• _DATA SECTION_

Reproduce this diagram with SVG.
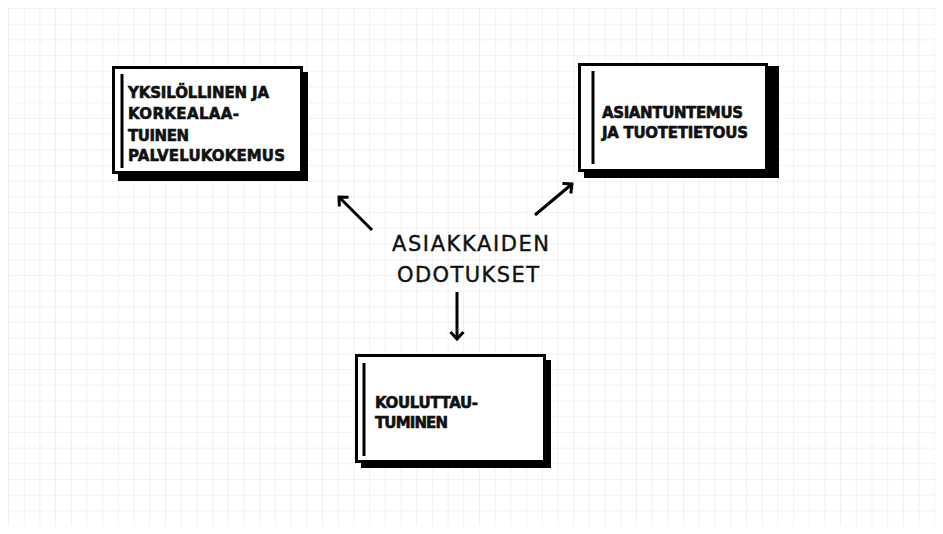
<svg xmlns="http://www.w3.org/2000/svg" width="943" height="534" viewBox="0 0 943 534">
  <defs>
    <pattern id="grid" x="8" y="8" width="15.7" height="15.7" patternUnits="userSpaceOnUse">
      <path d="M0,0 H15.7 M0,0 V15.7" fill="none" stroke="#e6e6e6" stroke-width="1.2"/>
    </pattern>
    <marker id="head" viewBox="-10 -9 12 18" markerWidth="12" markerHeight="18" refX="0" refY="0" orient="auto" markerUnits="userSpaceOnUse">
      <path d="M-7,-6.5 L0,0 L-7,6.5" fill="none" stroke="#000" stroke-width="3" stroke-linejoin="miter"/>
    </marker>
  </defs>
  <style>
    .shadow { fill: #000; }
    .card { fill: #fff; stroke: #000; stroke-width: 3; }
    .bar { stroke: #000; stroke-width: 3; }
    .label { font-family: "DejaVu Sans", "Noto Sans", sans-serif; font-weight: 700; font-size: 15px; fill: #111; stroke: #111; stroke-width: 0.6px; }
    .hub { font-family: "DejaVu Sans", "Noto Sans", sans-serif; font-weight: 400; font-size: 21px; fill: #111; stroke: #111; stroke-width: 0.4px; }
    .link { stroke: #000; stroke-width: 3; fill: none; marker-end: url(#head); }
  </style>

  <rect width="943" height="534" fill="#fff"/>
  <rect x="8" y="8" width="927" height="518" fill="url(#grid)"/>

  <g id="node-palvelukokemus">
    <rect class="shadow" x="118" y="72" width="190" height="109"/>
    <rect class="card" x="113.5" y="67.5" width="188" height="105"/>
    <line class="bar" x1="122" y1="74" x2="122" y2="168"/>
    <text class="label" x="128" y="98" textLength="141">YKSILÖLLINEN JA</text>
    <text class="label" x="128" y="119" textLength="111">KORKEALAA-</text>
    <text class="label" x="128" y="141" textLength="61">TUINEN</text>
    <text class="label" x="128" y="161" textLength="157">PALVELUKOKEMUS</text>
  </g>

  <g id="node-asiantuntemus">
    <rect class="shadow" x="584" y="66" width="195" height="112"/>
    <rect class="card" x="579.5" y="64.5" width="187" height="106"/>
    <line class="bar" x1="593" y1="71" x2="593" y2="164"/>
    <text class="label" x="602" y="118" textLength="141">ASIANTUNTEMUS</text>
    <text class="label" x="602" y="138" textLength="146">JA TUOTETIETOUS</text>
  </g>

  <g id="node-kouluttautuminen">
    <rect class="shadow" x="361" y="360" width="190" height="108"/>
    <rect class="card" x="356.5" y="355.5" width="188" height="106"/>
    <line class="bar" x1="364" y1="363" x2="364" y2="456"/>
    <text class="label" x="375" y="408" textLength="103">KOULUTTAU-</text>
    <text class="label" x="375" y="428" textLength="73">TUMINEN</text>
  </g>

  <g id="node-odotukset">
    <text class="hub" x="392" y="251" textLength="157">ASIAKKAIDEN</text>
    <text class="hub" x="397" y="282" textLength="142">ODOTUKSET</text>
  </g>

  <g id="connectors">
    <line class="link" x1="372" y1="230" x2="339" y2="197"/>
    <line class="link" x1="535" y1="215" x2="572" y2="184"/>
    <line class="link" x1="457" y1="292" x2="457" y2="339"/>
  </g>
</svg>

• _SET EXERCISE_
Take the listing and print it again exactly, but without any pictures.

• _OUTPUT OF THE TASK_
Reproduce this diagram with SVG.
<svg xmlns="http://www.w3.org/2000/svg" width="943" height="534" viewBox="0 0 943 534">
  <defs>
    <pattern id="grid" x="8" y="8" width="15.7" height="15.7" patternUnits="userSpaceOnUse">
      <path d="M0,0 H15.7 M0,0 V15.7" fill="none" stroke="#e6e6e6" stroke-width="1.2"/>
    </pattern>
    <marker id="head" viewBox="-10 -9 12 18" markerWidth="12" markerHeight="18" refX="0" refY="0" orient="auto" markerUnits="userSpaceOnUse">
      <path d="M-7,-6.5 L0,0 L-7,6.5" fill="none" stroke="#000" stroke-width="3" stroke-linejoin="miter"/>
    </marker>
  </defs>
  <style>
    .shadow { fill: #000; }
    .card { fill: #fff; stroke: #000; stroke-width: 3; }
    .bar { stroke: #000; stroke-width: 3; }
    .label { font-family: "DejaVu Sans", "Noto Sans", sans-serif; font-weight: 700; font-size: 15px; fill: #111; stroke: #111; stroke-width: 0.6px; }
    .hub { font-family: "DejaVu Sans", "Noto Sans", sans-serif; font-weight: 400; font-size: 21px; fill: #111; stroke: #111; stroke-width: 0.4px; }
    .link { stroke: #000; stroke-width: 3; fill: none; marker-end: url(#head); }
  </style>

  <rect width="943" height="534" fill="#fff"/>
  <rect x="8" y="8" width="927" height="518" fill="url(#grid)"/>

  <g id="node-palvelukokemus">
    <rect class="shadow" x="118" y="72" width="190" height="109"/>
    <rect class="card" x="113.5" y="67.5" width="188" height="105"/>
    <line class="bar" x1="122" y1="74" x2="122" y2="168"/>
    <text class="label" x="128" y="98" textLength="141">YKSILÖLLINEN JA</text>
    <text class="label" x="128" y="119" textLength="111">KORKEALAA-</text>
    <text class="label" x="128" y="141" textLength="61">TUINEN</text>
    <text class="label" x="128" y="161" textLength="157">PALVELUKOKEMUS</text>
  </g>

  <g id="node-asiantuntemus">
    <rect class="shadow" x="584" y="66" width="195" height="112"/>
    <rect class="card" x="579.5" y="64.5" width="187" height="106"/>
    <line class="bar" x1="593" y1="71" x2="593" y2="164"/>
    <text class="label" x="602" y="118" textLength="141">ASIANTUNTEMUS</text>
    <text class="label" x="602" y="138" textLength="146">JA TUOTETIETOUS</text>
  </g>

  <g id="node-kouluttautuminen">
    <rect class="shadow" x="361" y="360" width="190" height="108"/>
    <rect class="card" x="356.5" y="355.5" width="188" height="106"/>
    <line class="bar" x1="364" y1="363" x2="364" y2="456"/>
    <text class="label" x="375" y="408" textLength="103">KOULUTTAU-</text>
    <text class="label" x="375" y="428" textLength="73">TUMINEN</text>
  </g>

  <g id="node-odotukset">
    <text class="hub" x="392" y="251" textLength="157">ASIAKKAIDEN</text>
    <text class="hub" x="397" y="282" textLength="142">ODOTUKSET</text>
  </g>

  <g id="connectors">
    <line class="link" x1="372" y1="230" x2="339" y2="197"/>
    <line class="link" x1="535" y1="215" x2="572" y2="184"/>
    <line class="link" x1="457" y1="292" x2="457" y2="339"/>
  </g>
</svg>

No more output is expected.